Of the tourists who would keep coming, 40 per cent said they would refrain from using cannabis.

Those who would continue to use the drug said they would find another way to buy it, including letting someone else go into the coffee shop (22 per cent).

Walking and cycling through the city was the most frequently mentioned main reason people said they visit the city (32 per cent), while coffee shops were cited by 22 per cent as the main reason.

However, the study said: “For British visitors, coffee shops are by far the most frequently mentioned main reason to come to Amsterdam (33 per cent).

“They cite walking or cycling through the city less often as the main reason (21 per cent) and more often indicate cheap travel as the main reason (11 per cent compared to six per cent on average).”

The city’s government has also announced a ban on guided tours of the red light district in a bid to tackle over-tourism and to clean up and protect workers in the red light district, which is a magnet for rowdy visitors.

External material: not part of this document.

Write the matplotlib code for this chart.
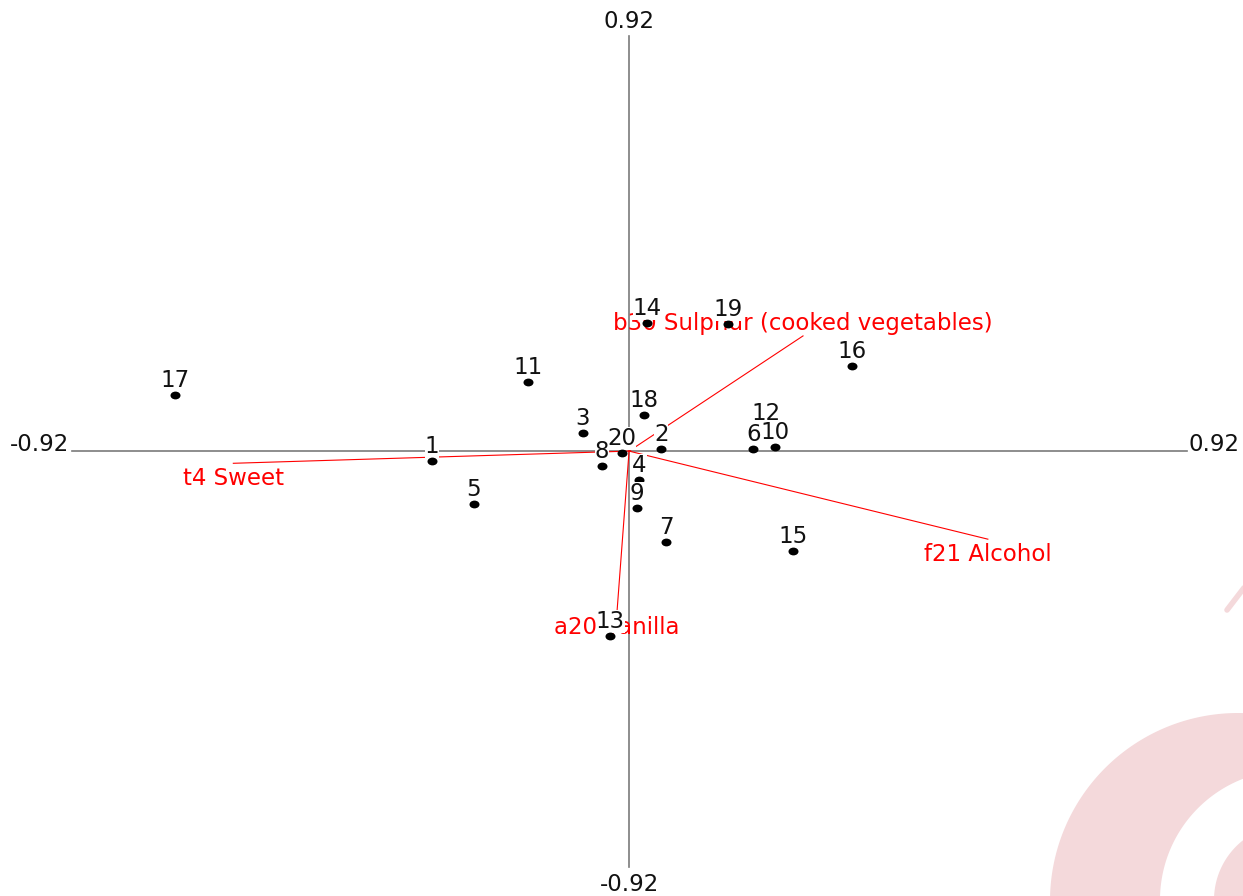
import numpy as np
import matplotlib
matplotlib.use("Agg")
from matplotlib import pyplot as plt
from matplotlib.path import Path
from matplotlib.transforms import Affine2D
from matplotlib.patches import Polygon

# sample scores (20 products)
samples = [str(i) for i in range(1, 21)]
sx = [-0.325, 0.053, -0.076, 0.017, -0.256, 0.205, 0.061, -0.045, 0.013, 0.241,
      -0.167, 0.226, -0.031, 0.030, 0.271, 0.368, -0.749, 0.025, 0.163, -0.012]
sy = [-0.022, 0.004, 0.040, -0.063, -0.117, 0.004, -0.201, -0.033, -0.126, 0.009,
      0.153, 0.051, -0.410, 0.283, -0.221, 0.188, 0.124, 0.080, 0.281, -0.004]

# attribute loadings
attributes = ["b30 Sulphur (cooked vegetables)", "t4 Sweet", "f21 Alcohol", "a20 Vanilla"]
vx = [0.287, -0.653, 0.592, -0.020]
vy = [0.255, -0.027, -0.195, -0.357]

lim = 0.92
lim_label = "0.92"

W, H = 1243, 896
fig = plt.figure(figsize=(W / 100, H / 100), dpi=100)
ax = fig.add_axes([0, 0, 1, 1])
ax.set_xlim(-1.038, 1.013)
ax.set_ylim(-0.985, 0.9987)
ax.axis("off")

fs = 16.5
plt.rcParams["font.family"] = ["DejaVu Sans"]

# faint watermark swirl in the lower right corner (pixel coords, top-left origin)
pink = "#f4d9db"


def band(c_out, r_out, c_in, r_in, t0, t1):
    t = np.radians(np.linspace(t0, t1, 120))
    outer = np.column_stack([c_out[0] + r_out * np.cos(t), c_out[1] - r_out * np.sin(t)])
    inner = np.column_stack([c_in[0] + r_in * np.cos(t[::-1]), c_in[1] - r_in * np.sin(t[::-1])])
    pts = np.vstack([outer, inner])
    return np.column_stack([pts[:, 0] / W, 1 - pts[:, 1] / H])


fig.patches.append(Polygon(band((1238, 901), 188, (1290, 900), 130, 190, 60),
                           closed=True, fc=pink, ec="none", transform=fig.transFigure, zorder=0))
fig.patches.append(Polygon(band((1290, 900), 76, (1290, 900), 35, 190, 60),
                           closed=True, fc=pink, ec="none", transform=fig.transFigure, zorder=0))
fig.lines.append(plt.Line2D([1227 / W, 1250 / W], [1 - 610 / H, 1 - 580 / H], color=pink,
                            lw=4, solid_capstyle="round", transform=fig.transFigure, zorder=0))

# axes cross
ax.plot([-lim, lim], [0, 0], color="#7a7a7a", lw=1.2, zorder=1)
ax.plot([0, 0], [-lim, lim], color="#7a7a7a", lw=1.2, zorder=1)
ax.annotate("-" + lim_label, (-lim, 0), xytext=(-2, 0), textcoords="offset pixels",
            ha="right", va="baseline", fontsize=fs, color="#111111")
ax.annotate(lim_label, (lim, 0), xytext=(2, 0), textcoords="offset pixels",
            ha="left", va="baseline", fontsize=fs, color="#111111")
ax.annotate(lim_label, (0, lim), xytext=(0, 8), textcoords="offset pixels",
            ha="center", va="baseline", fontsize=fs, color="#111111")
ax.annotate("-" + lim_label, (0, -lim), xytext=(0, -24), textcoords="offset pixels",
            ha="center", va="baseline", fontsize=fs, color="#111111")

# attribute vectors
for name, x, y in zip(attributes, vx, vy):
    ax.plot([0, x], [0, y], color="red", lw=0.8, zorder=2)
    off = 6 if y > 0 else -22
    ax.annotate(name, (x, y), xytext=(0, off), textcoords="offset pixels",
                ha="center", va="baseline", fontsize=fs, color="red", zorder=2)

# sample points: each dot sits just above its own label box, lower points drawn last
dot = Path.unit_circle().transformed(Affine2D().scale(1, 0.78))
for lab, x, y in zip(samples, sx, sy):
    z = 5 - y
    ax.annotate(lab, (x, y), xytext=(0, 8), textcoords="offset pixels",
                ha="center", va="baseline", fontsize=fs, color="#111111",
                zorder=z, bbox=dict(fc="white", ec="none", pad=0))
    ax.scatter([x], [y], marker=dot, s=52, color="black", zorder=z + 0.001, linewidths=0)

fig.savefig("out.png", dpi=100)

Sex workers are regularly abused and photographed without their consent by members of tour groups, the city said.

Victor Everhardt, Amsterdam deputy mayor, said in a statement: “It is disrespectful to treat sex workers as a tourist attraction.”

Tours of the red light district will only be allowed if guides stick to the new restriction, which comes into effect in April, and keep the windows off their itineraries.

Some 115 guided tours pass through the district every day.

The city said research has shown that the high number of visitors inconveniences more than half of the residents and businesses in the area.